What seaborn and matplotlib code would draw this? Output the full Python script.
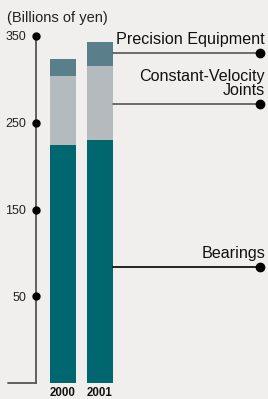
import pandas as pd
from matplotlib import pyplot as plt
import numpy as np
import seaborn as sns

# values (billions of yen)
years = ['2000', '2001']
bearings = [224, 230]
cv_joints = [80, 85]
precision = [20, 28]
segments = ['Bearings', 'Constant-Velocity\nJoints', 'Precision Equipment']
colors = ['#006670', '#b3bbbf', '#5b7f8a']
ticks = [50, 150, 250, 350]

bg = '#f0efed'

df = pd.DataFrame({'year': years, 'Bearings': bearings,
                   'CVJ': cv_joints, 'Precision': precision})
df['cvj_top'] = df['Bearings'] + df['CVJ']
df['total'] = df['cvj_top'] + df['Precision']

sns.set_theme(style='white')
plt.rcParams['font.family'] = ['Liberation Sans', 'DejaVu Sans']

fig = plt.figure(figsize=(2.68, 3.99), dpi=100, facecolor=bg)
ax = fig.add_axes([36 / 268, 16 / 399, 232 / 268, 347 / 399])
ax.set_facecolor(bg)

# stacked bars drawn as overlapping cumulative totals
sns.barplot(data=df, x='year', y='total', color=colors[2], saturation=1, width=0.70, ax=ax)
sns.barplot(data=df, x='year', y='cvj_top', color=colors[1], saturation=1, width=0.70, ax=ax)
sns.barplot(data=df, x='year', y='Bearings', color=colors[0], saturation=1, width=0.70, ax=ax)
for p in ax.patches:
    p.set_linewidth(0)


# the axis is broken below 50: 0-50 gets the same room as 50-150
def fwd(v):
    v = np.asarray(v, dtype=float)
    return np.where(v < 50, 2 * v - 50, v)


def inv(v):
    v = np.asarray(v, dtype=float)
    return np.where(v < 50, (v + 50) / 2, v)


ax.set_yscale('function', functions=(fwd, inv))
ax.set_ylim(0, 350)
ax.set_xlim(-0.73, 5.54)

ax.set_yticks(ticks)
ax.set_yticklabels([str(t) for t in ticks], fontsize=9, color='#222222')
ax.tick_params(axis='y', length=0, pad=7)
ax.tick_params(axis='x', length=0, pad=3)
ax.set_xticks([0, 1])
ax.set_xticklabels(years, fontsize=8.3, fontweight='bold', color='#111111')
ax.set_xlabel('')
ax.set_ylabel('')

for s in ['top', 'right', 'bottom']:
    ax.spines[s].set_visible(False)
ax.spines['left'].set_color('#555555')
ax.spines['left'].set_linewidth(1.3)

# black dots on the axis at each tick
ax.plot([0] * len(ticks), ticks, 'o', color='black', markersize=5,
        transform=ax.get_yaxis_transform(), clip_on=False, zorder=5)
# short baseline to the left of the axis
ax.plot([-0.121, 0], [0, 0], color='#555555', lw=1.3,
        transform=ax.get_yaxis_transform(), clip_on=False)

# leader lines from the 2001 bar to the segment labels
lows = [0, bearings[1], bearings[1] + cv_joints[1]]
highs = [bearings[1], bearings[1] + cv_joints[1], bearings[1] + cv_joints[1] + precision[1]]
nudge = [-6, -1, 1.5]
line_cols = ['black', '#555555', '#555555']
x_dot = 5.33
for name, lo, hi, dy, lc in zip(segments, lows, highs, nudge, line_cols):
    y = float(inv((fwd(lo) + fwd(hi)) / 2 + dy))
    ax.plot([1.35, x_dot], [y, y], color=lc, lw=1.2, zorder=3)
    ax.plot([x_dot], [y], 'o', color='black', markersize=6, clip_on=False, zorder=4)
    ax.text(5.46, float(inv(fwd(y) + 7)), name, ha='right', va='bottom',
            fontsize=11.6, color='#111111', linespacing=0.95)

fig.text(7 / 268, 1 - 18 / 399, '(Billions of yen)', ha='left', va='center',
         fontsize=10.5, color='#222222')

fig.savefig('out.png', dpi=100, facecolor=bg)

==*==

WORK TO BE COMPLETED |
Exclude the pictures. Write out the remaining data exactly.

RESULT BELOW |
What seaborn and matplotlib code would draw this? Output the full Python script.
import pandas as pd
from matplotlib import pyplot as plt
import numpy as np
import seaborn as sns

# values (billions of yen)
years = ['2000', '2001']
bearings = [224, 230]
cv_joints = [80, 85]
precision = [20, 28]
segments = ['Bearings', 'Constant-Velocity\nJoints', 'Precision Equipment']
colors = ['#006670', '#b3bbbf', '#5b7f8a']
ticks = [50, 150, 250, 350]

bg = '#f0efed'

df = pd.DataFrame({'year': years, 'Bearings': bearings,
                   'CVJ': cv_joints, 'Precision': precision})
df['cvj_top'] = df['Bearings'] + df['CVJ']
df['total'] = df['cvj_top'] + df['Precision']

sns.set_theme(style='white')
plt.rcParams['font.family'] = ['Liberation Sans', 'DejaVu Sans']

fig = plt.figure(figsize=(2.68, 3.99), dpi=100, facecolor=bg)
ax = fig.add_axes([36 / 268, 16 / 399, 232 / 268, 347 / 399])
ax.set_facecolor(bg)

# stacked bars drawn as overlapping cumulative totals
sns.barplot(data=df, x='year', y='total', color=colors[2], saturation=1, width=0.70, ax=ax)
sns.barplot(data=df, x='year', y='cvj_top', color=colors[1], saturation=1, width=0.70, ax=ax)
sns.barplot(data=df, x='year', y='Bearings', color=colors[0], saturation=1, width=0.70, ax=ax)
for p in ax.patches:
    p.set_linewidth(0)


# the axis is broken below 50: 0-50 gets the same room as 50-150
def fwd(v):
    v = np.asarray(v, dtype=float)
    return np.where(v < 50, 2 * v - 50, v)


def inv(v):
    v = np.asarray(v, dtype=float)
    return np.where(v < 50, (v + 50) / 2, v)


ax.set_yscale('function', functions=(fwd, inv))
ax.set_ylim(0, 350)
ax.set_xlim(-0.73, 5.54)

ax.set_yticks(ticks)
ax.set_yticklabels([str(t) for t in ticks], fontsize=9, color='#222222')
ax.tick_params(axis='y', length=0, pad=7)
ax.tick_params(axis='x', length=0, pad=3)
ax.set_xticks([0, 1])
ax.set_xticklabels(years, fontsize=8.3, fontweight='bold', color='#111111')
ax.set_xlabel('')
ax.set_ylabel('')

for s in ['top', 'right', 'bottom']:
    ax.spines[s].set_visible(False)
ax.spines['left'].set_color('#555555')
ax.spines['left'].set_linewidth(1.3)

# black dots on the axis at each tick
ax.plot([0] * len(ticks), ticks, 'o', color='black', markersize=5,
        transform=ax.get_yaxis_transform(), clip_on=False, zorder=5)
# short baseline to the left of the axis
ax.plot([-0.121, 0], [0, 0], color='#555555', lw=1.3,
        transform=ax.get_yaxis_transform(), clip_on=False)

# leader lines from the 2001 bar to the segment labels
lows = [0, bearings[1], bearings[1] + cv_joints[1]]
highs = [bearings[1], bearings[1] + cv_joints[1], bearings[1] + cv_joints[1] + precision[1]]
nudge = [-6, -1, 1.5]
line_cols = ['black', '#555555', '#555555']
x_dot = 5.33
for name, lo, hi, dy, lc in zip(segments, lows, highs, nudge, line_cols):
    y = float(inv((fwd(lo) + fwd(hi)) / 2 + dy))
    ax.plot([1.35, x_dot], [y, y], color=lc, lw=1.2, zorder=3)
    ax.plot([x_dot], [y], 'o', color='black', markersize=6, clip_on=False, zorder=4)
    ax.text(5.46, float(inv(fwd(y) + 7)), name, ha='right', va='bottom',
            fontsize=11.6, color='#111111', linespacing=0.95)

fig.text(7 / 268, 1 - 18 / 399, '(Billions of yen)', ha='left', va='center',
         fontsize=10.5, color='#222222')

fig.savefig('out.png', dpi=100, facecolor=bg)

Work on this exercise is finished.